Can you set down, exactly as they appear below, the lines from the opening of the material through the one bearing "anchor=base, inner sep=0pt]", minus the pictures?

**Data section:**
-----

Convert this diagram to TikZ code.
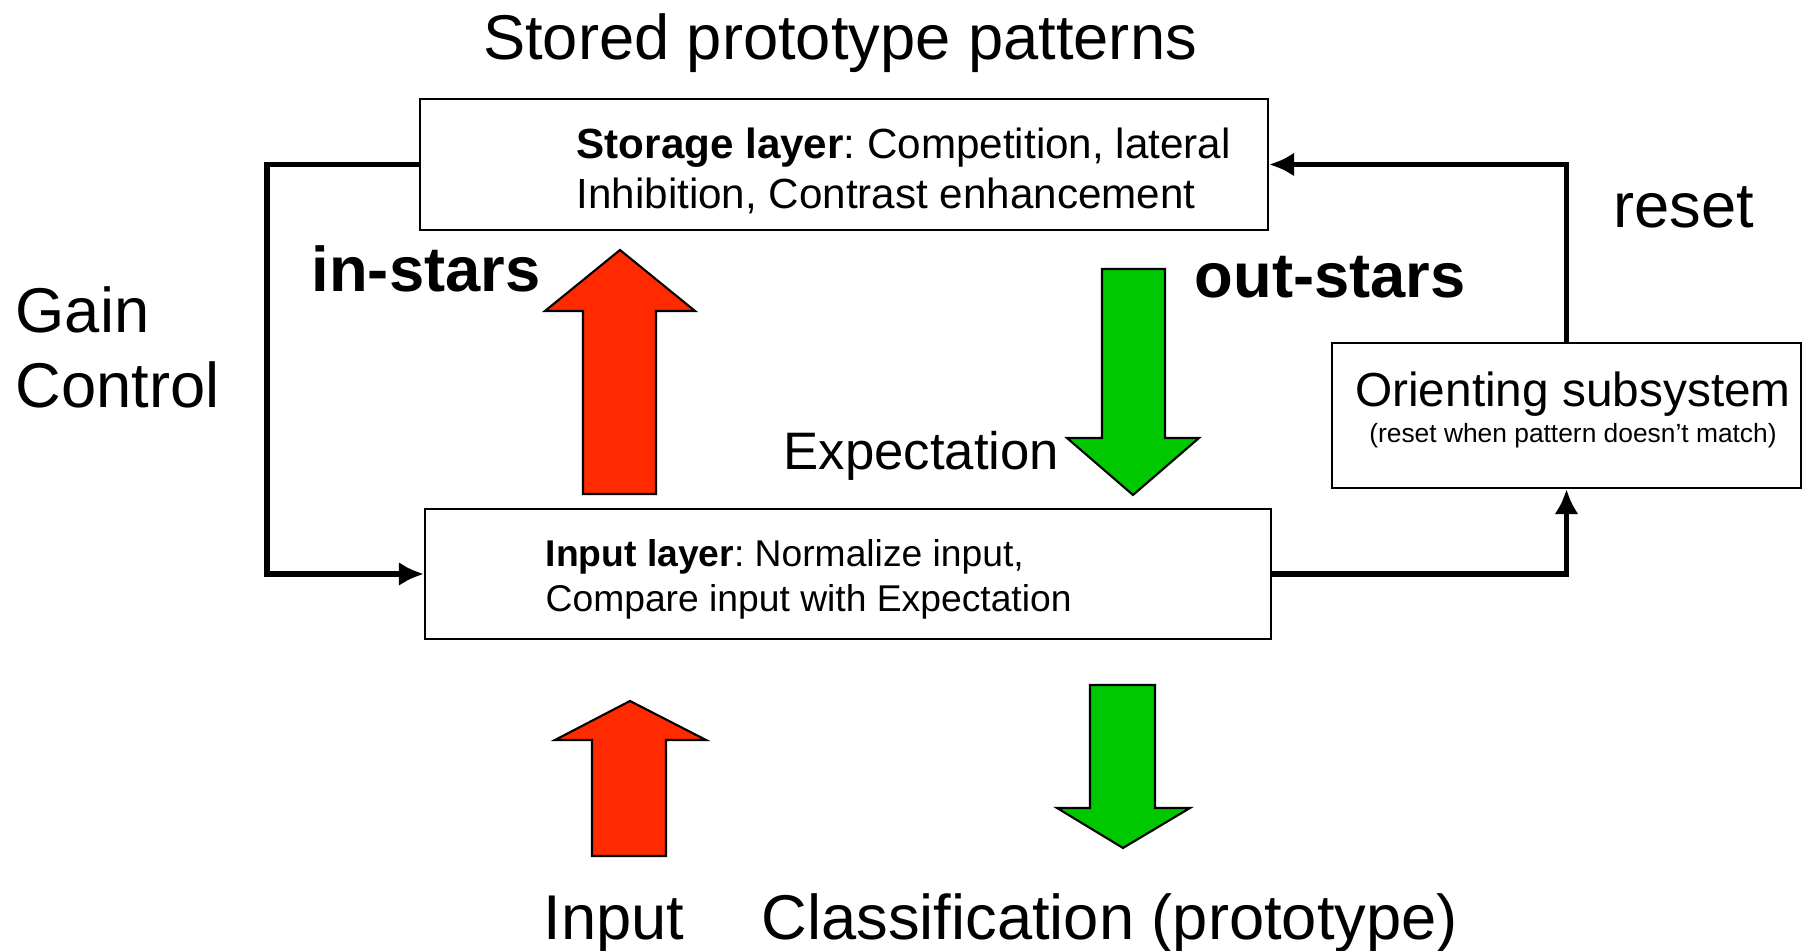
\documentclass[tikz,border=0pt]{standalone}
\usepackage{fontspec}
\setmainfont{Liberation Sans}
\usetikzlibrary{arrows.meta}
\definecolor{arrowred}{RGB}{255,42,0}
\definecolor{arrowgreen}{RGB}{0,200,0}
\frenchspacing

\begin{document}
\begin{tikzpicture}[
    layer/.style={draw, rectangle, fill=white, line width=0.6pt, inner sep=0pt},
    wire/.style={line width=1.6pt, -{Latex[length=2.5mm,width=2.4mm]}},
    bigtext/.style={font=\fontsize{18}{21.6}\selectfont},
    bigbold/.style={font=\fontsize{18}{21.6}\selectfont\bfseries},
    fatred/.style={draw, line width=0.6pt, fill=arrowred},
    fatgreen/.style={draw, line width=0.6pt, fill=arrowgreen}]
    \useasboundingbox (0,0) rectangle (18.09,-9.51);

    % Title
    \node[bigtext, anchor=base, inner sep=0pt] (title) at (8.40,-0.60) {Stored prototype patterns};

    % Storage layer box
    \node[layer, minimum width=8.48cm, minimum height=1.31cm] (storage) at (8.44,-1.645) {};
    \node[anchor=west, align=left, inner sep=0pt, font=\fontsize{12}{14.2}\selectfont] (storagetxt) at ([xshift=1.57cm,yshift=-0.06cm]storage.west) {\textbf{Storage layer}: Competition, lateral\\Inhibition, Contrast enhancement};

    % Input layer box
    \node[layer, minimum width=8.46cm, minimum height=1.30cm] (input) at (8.48,-5.74) {};
    \node[anchor=west, align=left, inner sep=0pt, font=\fontsize{10.6}{12.8}\selectfont] (inputtxt) at ([xshift=1.21cm,yshift=-0.05cm]input.west) {\textbf{Input layer}: Normalize input,\\Compare input with Expectation};

    % Orienting subsystem box
    \node[layer, minimum width=4.69cm, minimum height=1.45cm] (orient) at (15.665,-4.155) {};
    \node[anchor=base, inner sep=0pt, font=\fontsize{13.6}{16}\selectfont] (orienttxt) at (15.73,-4.07) {Orienting subsystem};
    \node[anchor=base, inner sep=0pt, font=\fontsize{7.5}{9}\selectfont] (orientnote) at (15.73,-4.43) {(reset when pattern doesn’t match)};

    % Labels
    \node[bigtext, anchor=base west, align=left, inner sep=0pt] (gain) at (0.15,-4.08) {Gain\\Control};
    \node[bigtext, anchor=base west, inner sep=0pt] (reset) at (16.13,-2.28) {reset};
    \node[bigbold, anchor=base west, inner sep=0pt] (instars) at (3.11,-2.92) {in-stars};
    \node[bigbold, anchor=base west, inner sep=0pt] (outstars) at (11.94,-2.98) {out-stars};
    \node[anchor=base west, inner sep=0pt, font=\fontsize{15}{18}\selectfont] (expect) at (7.83,-4.70) {Expectation};
    \node[bigtext, anchor=base west, inner sep=0pt] (inlabel) at (5.43,-9.40) {Input};
    \node[bigtext, anchor=base west, inner sep=0pt] (classlabel) at (7.61,-9.40) {Classification (prototype)};

    % Block arrows
    \draw[fatred] (5.83,-4.94) -- (5.83,-3.11) -- (5.45,-3.11) -- (6.20,-2.50) -- (6.95,-3.11) -- (6.56,-3.11) -- (6.56,-4.94) -- cycle;
    \draw[fatgreen] (11.02,-2.69) -- (11.02,-4.38) -- (10.67,-4.38) -- (11.33,-4.95) -- (11.99,-4.38) -- (11.65,-4.38) -- (11.65,-2.69) -- cycle;
    \draw[fatred] (5.92,-8.56) -- (5.92,-7.40) -- (5.55,-7.40) -- (6.30,-7.01) -- (7.06,-7.40) -- (6.66,-7.40) -- (6.66,-8.56) -- cycle;
    \draw[fatgreen] (10.90,-6.85) -- (10.90,-8.08) -- (10.57,-8.08) -- (11.23,-8.48) -- (11.90,-8.08) -- (11.55,-8.08) -- (11.55,-6.85) -- cycle;

    % Gain control loop
    \draw[wire] (storage.west) -- ++(-1.52,0) |- (input.west);

    % Reset loop
    \draw[wire] (input.east) -| (orient.south);
    \draw[wire] (orient.north) |- (storage.east);
\end{tikzpicture}
\end{document}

-----

**Exercise output:**
Convert this diagram to TikZ code.
\documentclass[tikz,border=0pt]{standalone}
\usepackage{fontspec}
\setmainfont{Liberation Sans}
\usetikzlibrary{arrows.meta}
\definecolor{arrowred}{RGB}{255,42,0}
\definecolor{arrowgreen}{RGB}{0,200,0}
\frenchspacing

\begin{document}
\begin{tikzpicture}[
    layer/.style={draw, rectangle, fill=white, line width=0.6pt, inner sep=0pt},
    wire/.style={line width=1.6pt, -{Latex[length=2.5mm,width=2.4mm]}},
    bigtext/.style={font=\fontsize{18}{21.6}\selectfont},
    bigbold/.style={font=\fontsize{18}{21.6}\selectfont\bfseries},
    fatred/.style={draw, line width=0.6pt, fill=arrowred},
    fatgreen/.style={draw, line width=0.6pt, fill=arrowgreen}]
    \useasboundingbox (0,0) rectangle (18.09,-9.51);

    % Title
    \node[bigtext, anchor=base, inner sep=0pt] (title) at (8.40,-0.60) {Stored prototype patterns};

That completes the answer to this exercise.